Platform Services Degradation: Direct Delivery and Audiences stuck loading

Incident Report for Firstup

Postmortem

Summary: 

On July 23rd, 2025 we began receiving Customer reports of Audience and Direct Delivery pages failing to load. Audience pages were either returning HTTP 500 errors hanging during the page loading. This behavior was attributed to a code change which was released on July 22nd to improve detection of circular audience references. Circular audience references can occur when one audience refers to itself by being included in another existing audience. This code change had an unintended impact on page loading performance and audience resolution and was subsequently rolled back.

Impact: 

Performance degradation was observed across multiple areas of the Creator Studio, resulting in blocking some users from publishing Direct Delivery campaigns.  The following symptoms were observed while the problem was present:

  1. The Direct Delivery page failed to load or timed out for users across programs.
  2. Audience pages frequently returned 500 errors or hung during initial loading.

Root Cause: 

Root cause was determined to be due to a code change which was released on July 22nd that improved detection of circular audience references. Circular audience references when recalculated may result in errors or the audience itself being put into an erroneous state which will appear as archived and not able to be used in new or existing campaigns. The change made to prevent this condition from occurring had an unintended impact which led to drop in caching hit rates for the audience component, causing performance degradation in any Studio features relying on audience resolution.  A cache hit allows the audience compiler to reuse a stored result instead of recompiling the audience being referenced from scratch.  

Mitigation: 

A platform incident was declared at 11:20 am PT on Wednesday, July 23rd and the incident team determined the root cause at 11:56 pm PT. Issue was mitigated by rolling back that change and the cache hit rate returned to >98% from around 30%. Rollback completed by 3:30 pm PT mitigating the negative page performance issues seen on the Audience and Direct Delivery pages.

Recurrence Prevention: 

The following actions have been taken or have been identified as follow-up actions to commit to as a part of the formal RCA (Root Cause Assessment) process: 

● Load Testing and Analysis - More rigorous load testing and analysis to detect performance issues or latency spikes before a change goes live.

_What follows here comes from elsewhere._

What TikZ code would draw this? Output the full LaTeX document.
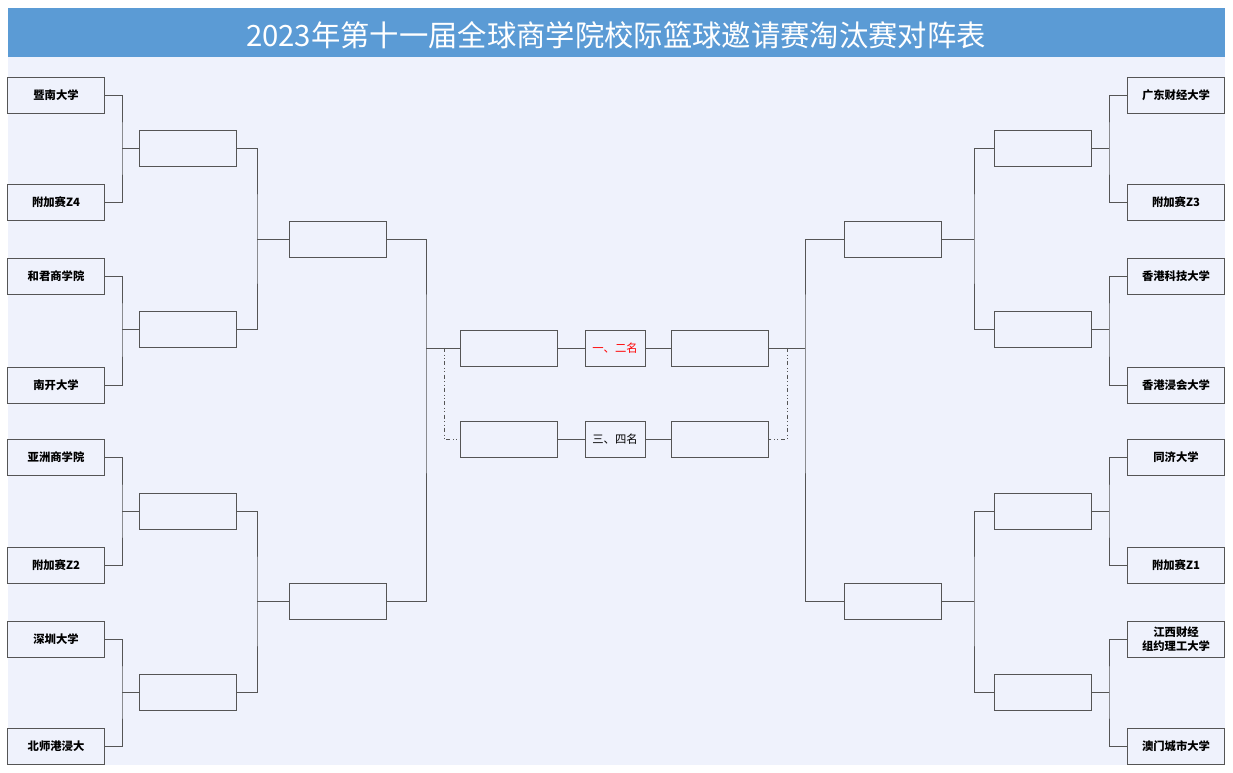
\documentclass[tikz,border=0pt]{standalone}
\usepackage{fontspec}
\setmainfont{Liberation Serif}
\newfontfamily\cjk{Noto Sans CJK SC}
\usetikzlibrary{positioning,calc}
\definecolor{barblue}{HTML}{5B9BD5}
\definecolor{panel}{HTML}{EFF2FC}
\definecolor{edge}{HTML}{555555}
\tikzset{
  box/.style={draw=edge, fill=panel, minimum width=73pt, minimum height=27pt, inner sep=0pt},
  team/.style={box, font=\cjk\bfseries\fontsize{8.5}{10}\selectfont, align=center},
  place/.style={draw=edge, fill=panel, minimum width=45pt, minimum height=27pt, inner sep=0pt, font=\cjk\fontsize{8.5}{10}\selectfont},
  link/.style={draw=edge, line width=0.5pt},
  spare/.style={draw=edge, line width=0.5pt, dash dot dot}
}
\begin{document}
\begin{tikzpicture}[x=0.75pt, y=-0.75pt]
\useasboundingbox (0,0) rectangle (1233,773);
\fill[white] (0,0) rectangle (1233,773);
% Title bar and panel
\fill[panel] (8,57) rectangle (1225,765);
\fill[barblue] (8,8) rectangle (1225,57);
\node[font=\cjk\fontsize{22}{26}\selectfont, text=white] (title) at (616,35) {2023年第十一届全球商学院校际篮球邀请赛淘汰赛对阵表};

% Teams, left side
\foreach \name/\y [count=\i] in {暨南大学/95, 附加赛Z4/202, 和君商学院/276, 南开大学/385,
  亚洲商学院/457, 附加赛Z2/565, 深圳大学/639, 北师港浸大/746}
  \node[team] (l\i) at (56,\y) {\name};
% Teams, right side
\foreach \name/\y [count=\i] in {广东财经大学/95, 附加赛Z3/202, 香港科技大学/276, 香港浸会大学/385,
  同济大学/457, 附加赛Z1/565, {江西财经\\组约理工大学}/639, 澳门城市大学/746}
  \node[team] (r\i) at (1176,\y) {\name};

% Round of 16 and quarter final boxes
\foreach \y [count=\i] in {148,329,511,692} {
  \node[box] (la\i) at (188,\y) {};
  \node[box] (ra\i) at (1043,\y) {};
}
\foreach \y [count=\i] in {239,601} {
  \node[box] (lb\i) at (338,\y) {};
  \node[box] (rb\i) at (893,\y) {};
}

% Finals
\node[box] (lf) at (509,348) {};
\node[box] (rf) at (720,348) {};
\node[box] (lt) at (509,439) {};
\node[box] (rt) at (720,439) {};
\node[place, text=red] (first) at (615,348) {一、二名};
\node[place] (third) at (615,439) {三、四名};

% Bracket lines
\foreach \a/\b/\c in {1/2/1, 3/4/2, 5/6/3, 7/8/4} {
  \draw[link] (l\a.east) -| (122,0 |- la\c.west) |- (l\b.east);
  \draw[link] (122,0 |- la\c.west) -- (la\c.west);
  \draw[link] (r\a.west) -| (1109,0 |- ra\c.east) |- (r\b.west);
  \draw[link] (1109,0 |- ra\c.east) -- (ra\c.east);
}
\foreach \a/\b/\c in {1/2/1, 3/4/2} {
  \draw[link] (la\a.east) -| (257,0 |- lb\c.west) |- (la\b.east);
  \draw[link] (257,0 |- lb\c.west) -- (lb\c.west);
  \draw[link] (ra\a.west) -| (974,0 |- rb\c.east) |- (ra\b.west);
  \draw[link] (974,0 |- rb\c.east) -- (rb\c.east);
}
\draw[link] (lb1.east) -| (426,0 |- lf.west) |- (lb2.east);
\draw[link] (426,0 |- lf.west) -- (lf.west);
\draw[link] (rb1.west) -| (805,0 |- rf.east) |- (rb2.west);
\draw[link] (805,0 |- rf.east) -- (rf.east);
\draw[link] (lf) -- (first) -- (rf);
\draw[link] (lt) -- (third) -- (rt);
\draw[spare] (444,0 |- lf.west) |- (lt.west);
\draw[spare] (787,0 |- rf.east) |- (rt.east);
\end{tikzpicture}
\end{document}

● Additional real-time monitoring has been implemented that will alert the Engineering team of overall % change in audience query compilation cache hit rate.

● Enhance our software change management policies to use feature flags for rollout of changes in performance sensitive areas of the platform to reduce rollback time.

Posted Aug 18, 2025 - 08:55 UTC

Resolved

This incident is now resolved, and all associated services have remained available and fully operational.
Posted Jul 28, 2025 - 15:55 UTC

Monitoring

This issue has been mitigated, and the impacted services should now be fully operational.

We will be placing these services under monitoring for now.
Posted Jul 23, 2025 - 22:33 UTC

Update

We continue to work on mitigating this issue.

Another update within 1 hour.
Posted Jul 23, 2025 - 20:49 UTC

Identified

We have identified a potential root cause for this issue, and are working to mitigate it.

Another update within 1 hour.
Posted Jul 23, 2025 - 19:30 UTC

Investigating

We are investigating reports where the direct delivery and audiences page is stuck in a loading loop.

We will provide an update within 1 hour.
Posted Jul 23, 2025 - 18:32 UTC
This incident affected: Products (Creator Studio).